計算力は奥が深い

算数の学力の中で「計算力」と呼ばれるものがあります。
「計算はできるんだけど文章題は…」という嘆きの声は多く聞かれます。
3.14×24を正確に筆算できる
というのはもちろん「計算力」があるということですが、もう少し解像度を高めて考えてみましょう。

STEP1: 最低限必要となる暗算

まず「筆算のルールに従って正しくかつ迅速に作業できる」という最初の段階があります。
ここでポイントとなるのが「最低限必要となる暗算」です。

具体的には

1+1から9+9までの足し算
18−9から10―9までの引き算
掛け算九九

です。意外と盲点なのが2つ目の引き算です。

125―19をするときに、「一桁目は5−9ができないので10を借りてきて15−9をする」という手順を教わりますね。
この作業は15−9が暗算でできることを前提としています。この暗算が出来ないことで答えが違ったり、作業が止まってしまうことは少なくありません。この暗算がしっかり出来るかどうかの確認をしておくと良いでしょう。

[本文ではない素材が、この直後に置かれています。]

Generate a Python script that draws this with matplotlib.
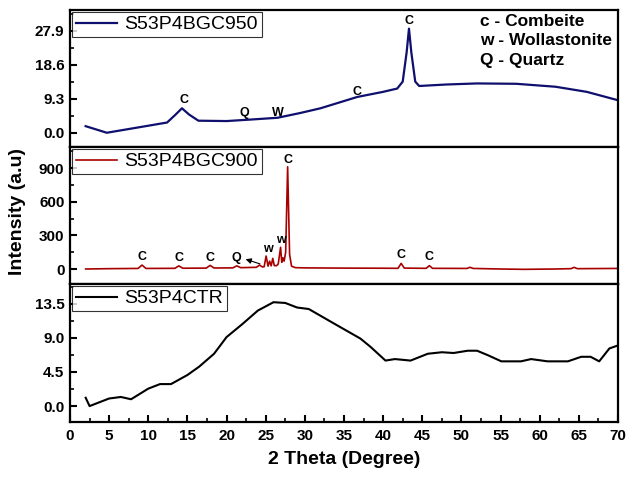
import matplotlib
matplotlib.use('Agg')
import matplotlib.pyplot as plt
from matplotlib.ticker import MultipleLocator, AutoMinorLocator

plt.rcParams['font.family'] = ['Liberation Sans', 'DejaVu Sans']

# S53P4BGC950
x950 = [2, 4.7, 8, 12.4, 13.5, 14.3, 15.2, 16.4, 20, 23, 26.5, 29.4, 32, 36.7, 40, 41.8,
        42.5, 43.0, 43.3, 43.6, 44.1, 44.6, 48, 52, 57, 62, 66, 70]
y950 = [1.8, 0.0, 1.2, 2.8, 5.0, 6.7, 5.0, 3.3, 3.2, 3.6, 4.1, 5.4, 6.7, 9.8, 11.2, 12.1,
        14.0, 22.0, 28.5, 22.0, 14.0, 12.8, 13.2, 13.5, 13.4, 12.6, 11.2, 8.9]

# S53P4BGC900
x900 = [2, 5, 8.7, 9.2, 9.7, 13.4, 13.9, 14.4, 17.4, 17.9, 18.4, 20.8, 21.3, 21.8,
        23.8, 24.2, 24.6, 24.8, 25.05, 25.3, 25.5, 25.7, 25.9, 26.1, 26.4, 26.6, 26.9,
        27.05, 27.2, 27.35, 27.55, 27.8, 28.05, 28.3, 28.8, 30, 35, 40, 41.9, 42.3, 42.7,
        45.5, 45.9, 46.3, 50.7, 51.1, 51.5, 55, 58, 62, 64.0, 64.4, 64.8, 70]
y900 = [0, 3, 5, 35, 5, 6, 28, 7, 8, 32, 9, 10, 28, 12,
        15, 35, 18, 20, 116, 25, 70, 28, 95, 30, 30, 45, 194,
        60, 100, 70, 150, 913, 130, 25, 12, 10, 8, 7, 6, 50, 8,
        6, 30, 6, 5, 15, 5, 0, -3, 0, 3, 15, 3, 5]

# S53P4CTR
xctr = [2, 2.5, 5, 6.5, 7.8, 10, 11.5, 12.9, 15, 16.5, 18.4, 20, 22, 24, 26, 27.5, 29,
        30.5, 33.7, 37.1, 38.4, 40.3, 41.5, 43.5, 45.7, 47.5, 49, 50.8, 52, 53.4, 55.1,
        57.6, 58.9, 61, 63.6, 65.3, 66.5, 67.6, 68.9, 70]
yctr = [1.1, 0.0, 1.0, 1.2, 0.9, 2.3, 2.9, 2.9, 4.1, 5.2, 6.9, 9.1, 10.8, 12.6, 13.7,
        13.6, 13.0, 12.8, 10.9, 8.9, 7.8, 6.0, 6.2, 6.0, 6.9, 7.1, 7.0, 7.3, 7.3, 6.7, 5.9,
        5.9, 6.2, 5.9, 5.9, 6.5, 6.5, 5.9, 7.6, 8.0]

# peak labels (x, y, text)
lab950 = [(14.5, 8.9, 'C'), (22.3, 5.4, 'Q'), (26.6, 5.4, 'W'), (36.7, 11.2, 'C'), (43.3, 30.6, 'C')]
lab900 = [(9.2, 110, 'C'), (13.9, 95, 'C'), (17.9, 100, 'C'), (21.3, 100, 'Q'),
          (25.3, 176, 'w'), (26.9, 259, 'w'), (27.8, 973, 'C'), (42.3, 125, 'C'), (45.8, 104, 'C')]

W, H = 626, 478
fig = plt.figure(figsize=(W / 100, H / 100), dpi=100)

left = 70 / W
width = 548 / W


def make_ax(top_px, bot_px):
    ax = fig.add_axes([left, 1 - bot_px / H, width, (bot_px - top_px) / H])
    for s in ax.spines.values():
        s.set_linewidth(1.6)
    ax.set_xlim(0, 70)
    ax.tick_params(axis='y', which='major', direction='in', length=5, width=1.5,
                   labelsize=11, pad=4)
    ax.tick_params(axis='y', which='minor', direction='in', length=3, width=1.2)
    return ax


ax1 = make_ax(10, 147)
ax2 = make_ax(147, 284)
ax3 = make_ax(284, 422)

ax1.plot(x950, y950, color='#0f0f6e', lw=1.6, label='S53P4BGC950')
ax1.set_ylim(-3.9, 33.6)
ax1.set_yticks([0.0, 9.3, 18.6, 27.9])
ax1.set_yticklabels(['0.0', '9.3', '18.6', '27.9'], fontweight='bold')

ax2.plot(x900, y900, color='#a80000', lw=1.2, label='S53P4BGC900')
ax2.set_ylim(-134, 1090)
ax2.set_yticks([0, 300, 600, 900])
ax2.set_yticklabels(['0', '300', '600', '900'], fontweight='bold')

ax3.plot(xctr, yctr, color='black', lw=1.5, label='S53P4CTR')
ax3.set_ylim(-2.1, 16.1)
ax3.set_yticks([0.0, 4.5, 9.0, 13.5])
ax3.set_yticklabels(['0.0', '4.5', '9.0', '13.5'], fontweight='bold')

for ax in (ax1, ax2, ax3):
    ax.yaxis.set_minor_locator(AutoMinorLocator(2))
    leg = ax.legend(loc='upper left', fontsize=14, frameon=True, fancybox=False,
                    borderaxespad=0.1, borderpad=0.2, handlelength=2.1,
                    handletextpad=0.4, edgecolor='black')
    leg.get_frame().set_linewidth(0.8)

for ax in (ax1, ax2):
    ax.tick_params(axis='x', which='both', bottom=False, labelbottom=False)

ax3.xaxis.set_major_locator(MultipleLocator(5))
ax3.xaxis.set_minor_locator(MultipleLocator(2.5))
ax3.tick_params(axis='x', which='major', direction='in', length=5, width=1.5,
                labelsize=11, pad=5)
ax3.tick_params(axis='x', which='minor', direction='in', length=3, width=1.2)
for lab in ax3.get_xticklabels():
    lab.set_fontweight('bold')

for x, y, t in lab950:
    ax1.text(x, y, t, ha='center', va='center', fontsize=9, fontweight='bold')
for x, y, t in lab900:
    ax2.text(x, y, t, ha='center', va='center', fontsize=9, fontweight='bold')

ax2.annotate('', xy=(22.1, 95), xytext=(24.6, 38),
             arrowprops=dict(arrowstyle='-|>', color='black', lw=0.8, mutation_scale=8))

ax1.text(0.748, 0.97, 'c - Combeite\nw - Wollastonite\nQ - Quartz', transform=ax1.transAxes,
         ha='left', va='top', fontsize=12.5, fontweight='bold', linespacing=1.35)

ax3.set_xlabel('2 Theta (Degree)', fontsize=14, fontweight='bold', labelpad=6)
fig.text(18 / W, 1 - 212 / H, 'Intensity (a.u)', rotation=90, ha='center', va='center',
         fontsize=14, fontweight='bold')

fig.savefig('out.png', dpi=100)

この暗算は答えを覚えるだけでなく、具体的に碁石を並べてイメージするなどの工夫が必要になることがありますので、ご参考に。

12−5は
●●●●●●●●●●●● 12
から5つ取り除く
12を
●●●●●●●●●●|●●
と捉えて
まず2つ引く
そして残った10個からさらに3個引く

というイメージで作業する方が多いと思います。
実はここでも
全部で5つ取り除く まず→2つ、残り3つ
というように5を2と3に分ける暗算が要求されています。

ここでつまづいた場合は、「一桁の数字を分ける」という暗算の練習が必要になります。

STEP2: 四則演算を正しく選べる

足し算を習っているときは、足し算をすれば良い
引き算を習っているときは、大きな数字から小さな数字を引けば良い

というような感覚で作業していると、「計算手段を選択する」という視点が身についていないことがあります
引き算を教わった時点から、「今足すのか?引くのか?」「どの数字を使うのか?」を素早く判別する練習も取り入れておくことが大事です。

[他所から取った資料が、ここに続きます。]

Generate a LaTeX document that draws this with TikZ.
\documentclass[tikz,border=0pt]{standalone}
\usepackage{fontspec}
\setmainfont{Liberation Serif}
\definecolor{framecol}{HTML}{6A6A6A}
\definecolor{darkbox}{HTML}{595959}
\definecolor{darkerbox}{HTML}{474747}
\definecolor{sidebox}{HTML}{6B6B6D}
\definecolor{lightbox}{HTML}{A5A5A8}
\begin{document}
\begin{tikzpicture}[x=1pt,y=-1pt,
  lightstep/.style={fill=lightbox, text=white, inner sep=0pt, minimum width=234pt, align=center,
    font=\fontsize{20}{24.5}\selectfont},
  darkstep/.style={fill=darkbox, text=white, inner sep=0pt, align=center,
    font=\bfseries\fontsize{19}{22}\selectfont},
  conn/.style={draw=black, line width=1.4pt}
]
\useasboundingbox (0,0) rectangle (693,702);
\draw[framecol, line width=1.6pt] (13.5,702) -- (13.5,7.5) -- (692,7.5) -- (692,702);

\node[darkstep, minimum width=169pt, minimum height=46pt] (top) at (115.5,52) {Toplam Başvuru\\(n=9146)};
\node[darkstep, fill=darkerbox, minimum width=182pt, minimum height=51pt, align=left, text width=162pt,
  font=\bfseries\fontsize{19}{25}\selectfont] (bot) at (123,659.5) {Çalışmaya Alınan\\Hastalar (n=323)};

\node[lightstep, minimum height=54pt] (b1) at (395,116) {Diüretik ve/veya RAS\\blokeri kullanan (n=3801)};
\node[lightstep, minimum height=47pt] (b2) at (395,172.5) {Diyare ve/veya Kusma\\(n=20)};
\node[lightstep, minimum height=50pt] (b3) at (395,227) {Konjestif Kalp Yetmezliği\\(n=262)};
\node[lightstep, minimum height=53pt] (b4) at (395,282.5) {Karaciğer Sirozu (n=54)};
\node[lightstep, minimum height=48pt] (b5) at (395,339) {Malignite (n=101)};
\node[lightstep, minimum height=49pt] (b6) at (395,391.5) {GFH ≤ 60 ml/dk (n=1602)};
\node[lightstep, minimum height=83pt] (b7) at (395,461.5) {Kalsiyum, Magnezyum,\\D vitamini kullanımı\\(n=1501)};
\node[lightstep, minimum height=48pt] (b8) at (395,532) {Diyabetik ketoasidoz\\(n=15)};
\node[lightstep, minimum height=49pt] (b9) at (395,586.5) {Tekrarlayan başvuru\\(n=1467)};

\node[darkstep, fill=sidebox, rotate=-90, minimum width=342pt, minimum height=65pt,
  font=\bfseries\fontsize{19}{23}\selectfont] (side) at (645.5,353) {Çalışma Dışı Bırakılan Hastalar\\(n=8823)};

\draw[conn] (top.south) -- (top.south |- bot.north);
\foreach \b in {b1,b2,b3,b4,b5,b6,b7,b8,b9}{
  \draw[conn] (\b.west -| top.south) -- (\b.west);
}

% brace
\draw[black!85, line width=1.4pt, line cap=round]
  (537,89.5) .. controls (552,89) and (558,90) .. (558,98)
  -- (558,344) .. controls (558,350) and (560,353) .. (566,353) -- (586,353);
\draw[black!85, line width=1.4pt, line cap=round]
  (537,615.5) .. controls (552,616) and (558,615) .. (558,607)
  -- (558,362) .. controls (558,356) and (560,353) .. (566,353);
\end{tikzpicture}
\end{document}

特に4年生になって答えが分数、小数になった時には「判別する力」を軽視していると文章題をほぼ間違えてしまうことになります。単元学習だけでなく、横断型の計算練習が重要になるタイミングです。

STEP3: 概算しながら、手順を追う力

長めの文章題では
(1)A君の速さを求めて、(2)B君の速さを求めて、(3)2人の間の距離を2人の速さの差で割る
というように

手順を考えること

計算をすること

を同時に行う必要が出てきます。

ここで
(1) A君の速さを求める
作業に思考が全て引っ張られてしまうと、「そもそも何を目指しているんだっけ?」となってしまい、全体の手順を定める作業が停滞してしまいます。完璧な答えを出さなくても良いので「概算」しながら、(1)→(2)→(3)の全体像は見失わないようにする計算力が必要になります。

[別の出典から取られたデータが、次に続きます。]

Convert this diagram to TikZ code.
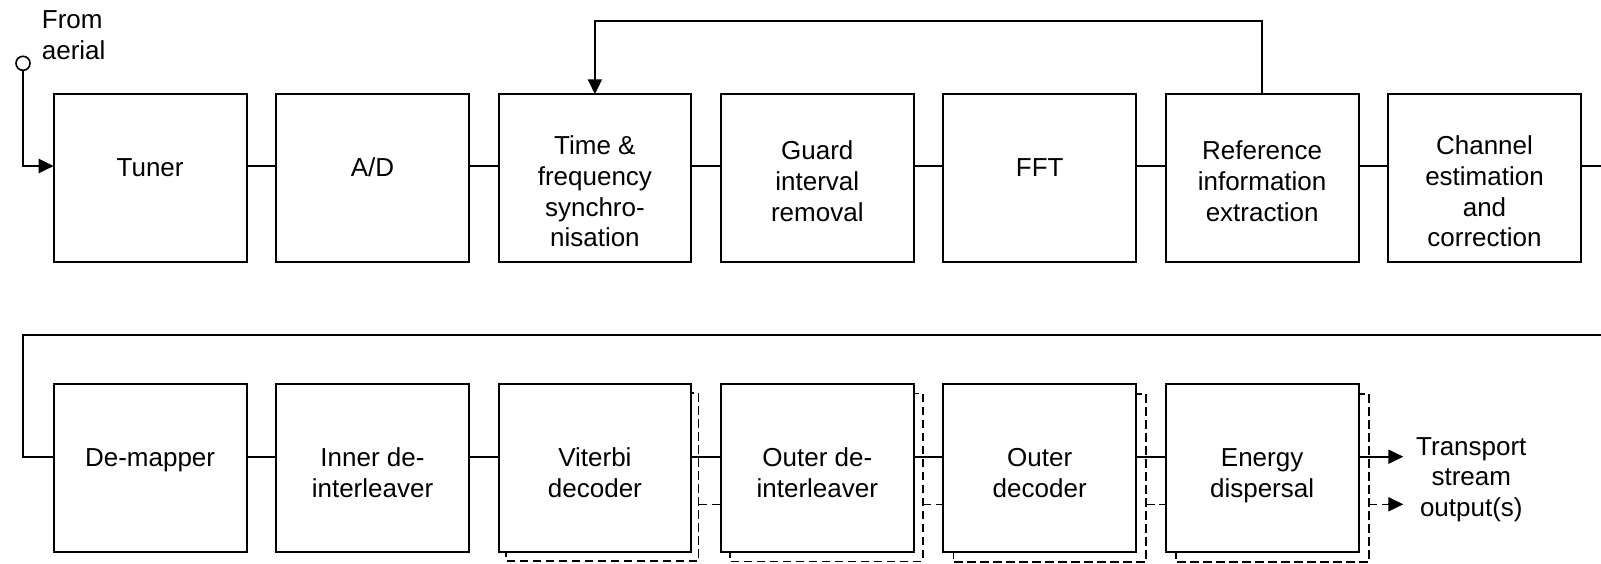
\documentclass[tikz,border=0pt]{standalone}
\usepackage{fontspec}
\setmainfont{Liberation Sans}
\usetikzlibrary{arrows.meta,calc,backgrounds}
\begin{document}
\begin{tikzpicture}[x=1pt,y=1pt,
  box/.style={draw, line width=2pt, fill=white, minimum width=192.8pt, minimum height=168pt, inner sep=0pt, outer sep=0pt},
  lbl/.style={font=\fontsize{26pt}{30.6pt}\selectfont, align=center, inner sep=0pt, anchor=base},
  conn/.style={line width=2pt},
  arr/.style={conn, -{Triangle[length=15pt,width=14pt]}},
  shad/.style={line width=1.6pt, dash pattern=on 8.5pt off 4.5pt},
]
\useasboundingbox (0,0) rectangle (1601,563);
% row 1
\node[box] (tuner) at (150.1,384.7) {};
\node[box] (ad)    at (372.5,384.7) {};
\node[box] (time)  at (594.9,384.7) {};
\node[box] (guard) at (817.3,384.7) {};
\node[box] (fft)   at (1039.7,384.7) {};
\node[box] (ref)   at (1262.1,384.7) {};
\node[box] (chan)  at (1484.5,384.7) {};
% row 2
\node[box] (demap) at (150.1,95.3) {};
\node[box] (idi)   at (372.5,95.3) {};
\node[box] (vit)   at (594.9,95.3) {};
\node[box] (odi)   at (817.3,95.3) {};
\node[box] (odec)  at (1039.7,95.3) {};
\node[box] (ener)  at (1262.1,95.3) {};
% labels row 1 (anchor = baseline of last line)
\node[lbl] (tunerT) at ([yshift=1.6pt]tuner.center) {Tuner};
\node[lbl] (adT)    at ([yshift=1.6pt]ad.center) {A/D};
\node[lbl] (timeT)  at ([yshift=-68.5pt]time.center) {Time \&\\frequency\\synchro-\\nisation};
\node[lbl] (guardT) at ([yshift=-42.9pt]guard.center) {Guard\\interval\\removal};
\node[lbl] (fftT)   at ([yshift=1.6pt]fft.center) {FFT};
\node[lbl] (refT)   at ([yshift=-42.9pt]ref.center) {Reference\\information\\extraction};
\node[lbl] (chanT)  at ([yshift=-68.5pt]chan.center) {Channel\\estimation\\and\\correction};
% labels row 2
\node[lbl] (demapT) at ([yshift=1pt]demap.center) {De-mapper};
\node[lbl] (idiT)   at ([yshift=-29.6pt]idi.center) {Inner de-\\interleaver};
\node[lbl] (vitT)   at ([yshift=-29.6pt]vit.center) {Viterbi\\decoder};
\node[lbl] (odiT)   at ([yshift=-29.6pt]odi.center) {Outer de-\\interleaver};
\node[lbl] (odecT)  at ([yshift=-29.6pt]odec.center) {Outer\\decoder};
\node[lbl] (enerT)  at ([yshift=-29.6pt]ener.center) {Energy\\dispersal};
% aerial
\node[draw, circle, line width=1.6pt, minimum size=14pt, inner sep=0pt] (aerial) at (23,499.7) {};
\node[lbl, align=left, anchor=base west] (fromT) at (41.7,503.7) {From\\aerial};
\node[lbl] (tsT) at (1471.3,46.8) {Transport\\stream\\output(s)};
% coordinates
\coordinate (fb) at (0,542);
\coordinate (re1) at (1601,397);
\coordinate (re2) at (1601,228);
\coordinate (lw) at (22.7,228);
\coordinate (out1) at (1403.3,106.3);
\coordinate (out2) at (1403.3,58.7);
\coordinate (out2b) at (1388.3,58.7);
% connectors
\draw[arr] (aerial.south) |- ([yshift=12.3pt]tuner.west);
\foreach \a/\b in {tuner/ad, ad/time, time/guard, guard/fft, fft/ref, ref/chan}
  \draw[conn] ([yshift=12.3pt]\a.east) -- ([yshift=12.3pt]\b.west);
\draw[conn] ([yshift=12.3pt]chan.east) -- (re1);
\draw[arr] (ref.north) -- (ref.north |- fb) -| (time.north);
\draw[conn] (re2) -- (lw) |- ([yshift=11pt]demap.west);
\foreach \a/\b in {demap/idi, idi/vit, vit/odi, odi/odec, odec/ener}
  \draw[conn] ([yshift=11pt]\a.east) -- ([yshift=11pt]\b.west);
\draw[arr] ([yshift=11pt]ener.east) -- (out1);
\draw[arr] (out2b) -- (out2);
% shadows
\begin{scope}[on background layer]
\foreach \n/\dx/\dy in {vit/7.2/9, odi/9/9.8, odec/10/10.4, ener/10.4/10.4}
  \draw[shad] ([shift={(\dx pt,-\dy pt)}]\n.north west) rectangle ([shift={(\dx pt,-\dy pt)}]\n.south east);
\draw[shad] ([shift={(7.2pt,-36.6pt)}]vit.east) -- ([yshift=-36.6pt]odi.west);
\draw[shad] ([shift={(9pt,-36.6pt)}]odi.east) -- ([yshift=-36.6pt]odec.west);
\draw[shad] ([shift={(10pt,-36.6pt)}]odec.east) -- ([yshift=-36.6pt]ener.west);
\draw[shad] ([shift={(10.4pt,-36.6pt)}]ener.east) -- (out2b);
\end{scope}
\end{tikzpicture}
\end{document}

ロジムの計算練習では、上のような文章題について口頭で

「A君の速さは40÷8で秒速5mで、B君の速さは60÷10で秒速6mで・・・」というような説明をする練習をします。
秒速の計算は最悪後回しでも構いません。
ここで40÷8を正確に筆算しようとして、全体から目を離してしまわないようにする練習なのです。高学年になるにつれて、「暗算しながら考える」ことが大切になってきます。

補足: 「概算」で桁数、偶奇などをチェックできる

細かい計算ミスは見直してもなかなか気づくことはできませんが、桁数や偶奇などの重要なポイントを素早くチェックする「概算力」も大切です。

15×155=22324

を見たときに
「明らかに桁数多い!」
「一の位4はあり得ない!」
と瞬時に気づく力です。これをもう一度計算し直すのではなく、

20×200でも4000なんだからおかしい
5×5なんだから4はおかしい

という概算を頭の中でできる計算力が大切です。
これができないと計算機を使っても、入力ミスに気づくことができません。

まとめ

このように「計算力」と言っても計算ドリルをこなせることだけを指す訳ではありません。
計算はそれ自体が目的なのではないのです。お子様のミスがどこに原因があるのかをもう少し細かく診断して、適切な練習を用意してあげることが必要なのです。